Он определил три основные характеристики языка, которые не учитываются в полной мере при его когнитивных оценках. Прежде всего - это «реальное самозабвение языка» - удивитель­ное свойство, проявляющееся в том, что все «параметры» языка - структура, грамматика, синтаксис и другие не осознаются в жи­вом языке, и можно даже выявить зависимость: чем язык более живой, тем он менее осознается, как бы прячется за тем, «что им сказывается». Нужны специальные усилия для выделения линг­вистических характеристик, что возможно лишь при отстранен­ном, абстрактном отношении к языку или необходимо при изуче­нии чужого языка. Если это учесть, то роль языка в познании должна рассматриваться не только в плане когнитивных и комму­никативных возможностей, но и с учетом тех явно не обозначен­ных представлений о мире (картины мира), традиций культуры, менталитета говорящих и мыслящих на этом языке, которые про­являют в самом говорении как живом знании и общении, т.е. в реальной жизни языка и человека в нем. И тогда на первое место вы­ходят не только формально и достаточно жестко организованные свойства и параметры языка, но и его неопределенные, стихий­ные, подразумеваемые и неявные смыслы и значения, что так зна­чимо для гуманитарного знания. Само отношение к четкости и нечеткости в языке существенно меняется.

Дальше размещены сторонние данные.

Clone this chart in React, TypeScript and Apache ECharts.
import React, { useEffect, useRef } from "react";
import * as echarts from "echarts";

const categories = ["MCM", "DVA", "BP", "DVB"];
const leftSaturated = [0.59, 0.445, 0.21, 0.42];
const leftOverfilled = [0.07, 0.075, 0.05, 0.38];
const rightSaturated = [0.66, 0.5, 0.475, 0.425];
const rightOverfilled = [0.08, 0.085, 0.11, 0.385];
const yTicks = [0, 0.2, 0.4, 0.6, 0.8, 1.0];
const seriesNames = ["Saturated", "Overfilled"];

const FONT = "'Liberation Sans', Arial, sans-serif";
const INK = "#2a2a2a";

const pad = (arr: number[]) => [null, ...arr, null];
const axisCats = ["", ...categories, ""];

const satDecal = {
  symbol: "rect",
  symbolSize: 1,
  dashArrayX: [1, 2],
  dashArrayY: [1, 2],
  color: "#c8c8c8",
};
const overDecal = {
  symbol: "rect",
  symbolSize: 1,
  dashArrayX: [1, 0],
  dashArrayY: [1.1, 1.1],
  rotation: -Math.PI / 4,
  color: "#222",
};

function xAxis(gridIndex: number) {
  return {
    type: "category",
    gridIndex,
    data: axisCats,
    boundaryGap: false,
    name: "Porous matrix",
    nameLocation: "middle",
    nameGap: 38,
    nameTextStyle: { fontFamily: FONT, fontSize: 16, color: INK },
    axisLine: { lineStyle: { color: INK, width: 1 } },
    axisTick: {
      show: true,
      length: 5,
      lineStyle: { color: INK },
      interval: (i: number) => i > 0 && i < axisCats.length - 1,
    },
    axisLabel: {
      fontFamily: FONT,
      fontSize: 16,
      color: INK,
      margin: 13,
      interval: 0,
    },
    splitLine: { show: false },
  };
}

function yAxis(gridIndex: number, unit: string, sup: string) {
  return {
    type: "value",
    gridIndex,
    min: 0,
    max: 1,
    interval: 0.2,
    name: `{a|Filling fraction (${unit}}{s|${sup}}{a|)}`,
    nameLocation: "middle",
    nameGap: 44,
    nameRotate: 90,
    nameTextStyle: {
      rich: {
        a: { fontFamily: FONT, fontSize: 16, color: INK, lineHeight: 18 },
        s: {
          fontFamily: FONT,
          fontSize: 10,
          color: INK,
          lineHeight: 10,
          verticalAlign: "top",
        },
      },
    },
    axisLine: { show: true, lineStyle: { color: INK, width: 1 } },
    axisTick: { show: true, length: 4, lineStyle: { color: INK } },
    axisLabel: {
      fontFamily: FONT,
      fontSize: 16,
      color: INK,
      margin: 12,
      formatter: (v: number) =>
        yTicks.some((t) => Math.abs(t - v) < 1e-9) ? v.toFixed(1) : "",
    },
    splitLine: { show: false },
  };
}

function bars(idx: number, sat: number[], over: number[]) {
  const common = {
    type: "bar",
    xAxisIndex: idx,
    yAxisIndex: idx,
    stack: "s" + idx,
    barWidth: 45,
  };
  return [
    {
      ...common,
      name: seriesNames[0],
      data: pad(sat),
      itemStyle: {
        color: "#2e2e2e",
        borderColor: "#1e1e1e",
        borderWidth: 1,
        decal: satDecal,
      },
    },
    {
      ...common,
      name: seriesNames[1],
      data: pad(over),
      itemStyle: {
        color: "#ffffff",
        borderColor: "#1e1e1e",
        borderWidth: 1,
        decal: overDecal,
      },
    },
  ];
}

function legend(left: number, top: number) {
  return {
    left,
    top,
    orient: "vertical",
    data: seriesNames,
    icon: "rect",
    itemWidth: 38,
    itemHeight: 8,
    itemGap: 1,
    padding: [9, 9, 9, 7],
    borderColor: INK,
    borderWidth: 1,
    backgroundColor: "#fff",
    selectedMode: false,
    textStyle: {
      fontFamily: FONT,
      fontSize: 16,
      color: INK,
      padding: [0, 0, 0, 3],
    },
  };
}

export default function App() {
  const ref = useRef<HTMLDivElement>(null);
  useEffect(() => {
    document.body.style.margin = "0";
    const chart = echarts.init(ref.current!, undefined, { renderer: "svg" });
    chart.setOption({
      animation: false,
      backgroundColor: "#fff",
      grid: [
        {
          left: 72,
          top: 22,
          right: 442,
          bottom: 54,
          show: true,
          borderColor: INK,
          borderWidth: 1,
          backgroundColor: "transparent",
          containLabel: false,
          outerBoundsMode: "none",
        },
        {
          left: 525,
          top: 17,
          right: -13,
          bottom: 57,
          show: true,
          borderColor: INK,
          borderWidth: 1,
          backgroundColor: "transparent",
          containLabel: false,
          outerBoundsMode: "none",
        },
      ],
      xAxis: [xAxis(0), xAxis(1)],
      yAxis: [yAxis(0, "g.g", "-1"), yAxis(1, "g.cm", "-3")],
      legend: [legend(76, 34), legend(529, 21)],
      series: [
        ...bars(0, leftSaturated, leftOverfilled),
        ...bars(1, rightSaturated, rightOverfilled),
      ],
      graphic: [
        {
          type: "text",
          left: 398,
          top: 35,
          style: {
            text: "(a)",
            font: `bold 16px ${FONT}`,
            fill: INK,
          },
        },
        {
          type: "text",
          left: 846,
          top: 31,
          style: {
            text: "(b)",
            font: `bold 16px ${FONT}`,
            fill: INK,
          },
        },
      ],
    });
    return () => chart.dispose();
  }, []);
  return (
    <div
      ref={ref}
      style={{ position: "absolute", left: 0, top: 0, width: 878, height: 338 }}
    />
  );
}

Вторая характеристика языка, выделяемая Гадамером, - «безличность» - означает, что говорение не относится к сфере «Я», но к сфере «Мы» и формы протекания разговора (диалога) можно описать понятием игры, «игры речей и ответов». Эта осо­бенность языка также значима для понимания его миссии в по­знании, поскольку помогает уловить возникающее в диалоге единство языка с виртуальными феноменами познания - новой реальностью, возникающей в диалоге, а также в скрытых смыслах текстов, возникающих на границе двух сознаний - автора и чита­теля. Язык как говорение - сфера «Мы» - позволяет познавать еще одну особенность. Это не само слово, но «тон, сила, модуля­ция, темп, с которыми проговаривается ряд слов, - короче, музыка за словами, страсть за этой музыкой, личность за этой страстью: стало быть все то, что не может быть написано» /21, с.751/.

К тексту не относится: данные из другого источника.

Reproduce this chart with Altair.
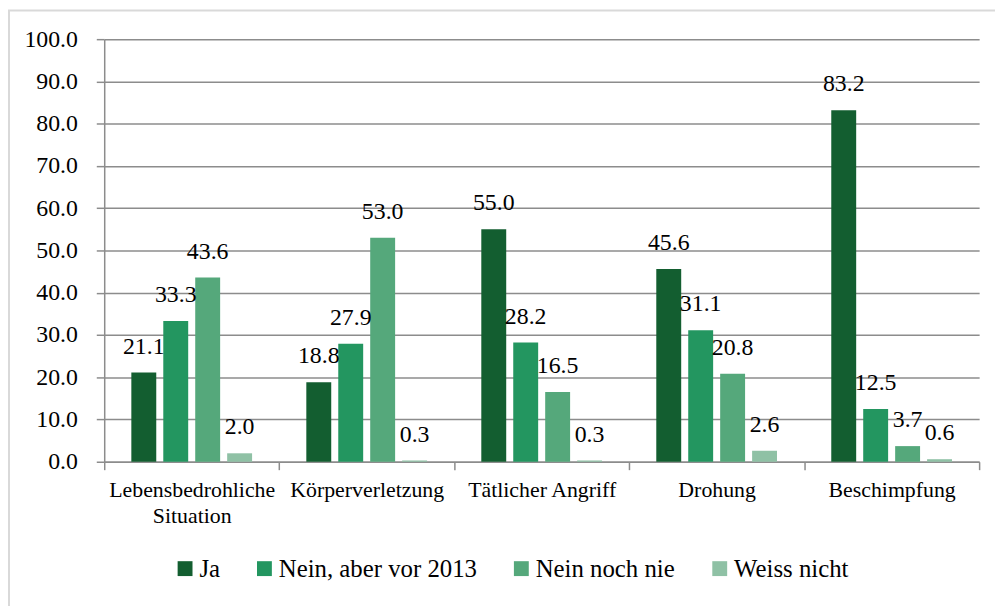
import altair as alt
import pandas as pd

categories = ["Lebensbedrohliche Situation", "Körperverletzung", "Tätlicher Angriff", "Drohung", "Beschimpfung"]
series = ["Ja", "Nein, aber vor 2013", "Nein noch nie", "Weiss nicht"]
ja = [21.1, 18.8, 55.0, 45.6, 83.2]
nein_vor_2013 = [33.3, 27.9, 28.2, 31.1, 12.5]
nein_noch_nie = [43.6, 53.0, 16.5, 20.8, 3.7]
weiss_nicht = [2.0, 0.3, 0.3, 2.6, 0.6]
colors = ["#135E30", "#239660", "#55A87B", "#8FC1A5"]
y_ticks = [0, 10, 20, 30, 40, 50, 60, 70, 80, 90, 100]

rows = []
for s, vals in zip(series, [ja, nein_vor_2013, nein_noch_nie, weiss_nicht]):
    for c, v in zip(categories, vals):
        rows.append({"Kategorie": c, "Antwort": s, "Wert": v})
df = pd.DataFrame(rows)

FONT = "Liberation Serif"
GRID = "#8c8c8c"
W, H = 882, 426

base = alt.Chart(df).encode(
    x=alt.X(
        "Kategorie:N",
        sort=categories,
        scale=alt.Scale(paddingInner=0, paddingOuter=0),
        axis=alt.Axis(
            title=None,
            labelAngle=0,
            labelFont=FONT,
            labelFontSize=22,
            labelColor="black",
            labelPadding=10,
            labelLineHeight=26,
            labelExpr="datum.label == 'Lebensbedrohliche Situation' ? ['Lebensbedrohliche', 'Situation'] : datum.label",
            tickBand="extent",
            tickSize=8,
            tickColor=GRID,
            tickWidth=1.5,
            domainColor=GRID,
            domainWidth=1.5,
            grid=False,
        ),
    ),
    xOffset=alt.XOffset(
        "Antwort:N",
        sort=series,
        scale=alt.Scale(paddingInner=0.22, paddingOuter=0.849),
    ),
    y=alt.Y(
        "Wert:Q",
        scale=alt.Scale(domain=[0, 100], nice=False),
        axis=alt.Axis(
            title=None,
            values=y_ticks,
            format=".1f",
            labelFont=FONT,
            labelFontSize=24,
            labelColor="black",
            labelPadding=19,
            tickSize=8,
            tickColor=GRID,
            tickWidth=1.5,
            domainColor=GRID,
            domainWidth=1.5,
            grid=True,
            gridColor=GRID,
            gridWidth=1.5,
        ),
    ),
)

bars = base.mark_bar().encode(
    color=alt.Color(
        "Antwort:N",
        sort=series,
        scale=alt.Scale(domain=series, range=colors),
        legend=alt.Legend(
            title=None,
            orient="none",
            direction="horizontal",
            legendX=69,
            legendY=521,
            symbolType="square",
            symbolSize=225,
            symbolStrokeWidth=0,
            symbolOpacity=1,
            labelFont=FONT,
            labelFontSize=25,
            labelColor="black",
            labelOffset=2,
            columnPadding=32,
            labelLimit=400,
        ),
    )
)

labels = base.mark_text(
    baseline="alphabetic",
    align="center",
    dy=-19,
    font=FONT,
    fontSize=24,
    color="black",
).encode(text=alt.Text("Wert:Q", format=".1f"))

border = alt.Chart(pd.DataFrame({"b": [0]})).mark_rect(
    filled=False, stroke="#d9d9d9", strokeWidth=2
).encode(
    x=alt.value(-96), x2=alt.value(W + 200), y=alt.value(-29), y2=alt.value(H + 400)
)

chart = (
    alt.layer(border, bars, labels)
    .properties(
        width=W,
        height=H,
        autosize=alt.AutoSizeParams(type="none"),
        padding={"left": 97, "top": 29, "right": 16, "bottom": 143},
        background="white",
    )
    .configure_view(stroke=None)
)

chart.save("out.html", embed_options={"renderer": "svg", "actions": False})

Третье качество, по Гадамеру, - универсальность языка как универсальность разума, с которой «шагает в ногу» умение гово­рить; сам разговор «обладает внутренней бесконечностью», его «обрыв» сохраняет возможность возобновления бесконечного ди­алога, в пространстве которого находятся все вопросы и ответы. Он иллюстрирует это положение конкретным примером – опы­том перевода и переводчика, который «должен отвоевать внутри себя бесконечное пространство говорения, которое соответствует сказанному на чужом языке» /22, с.140/.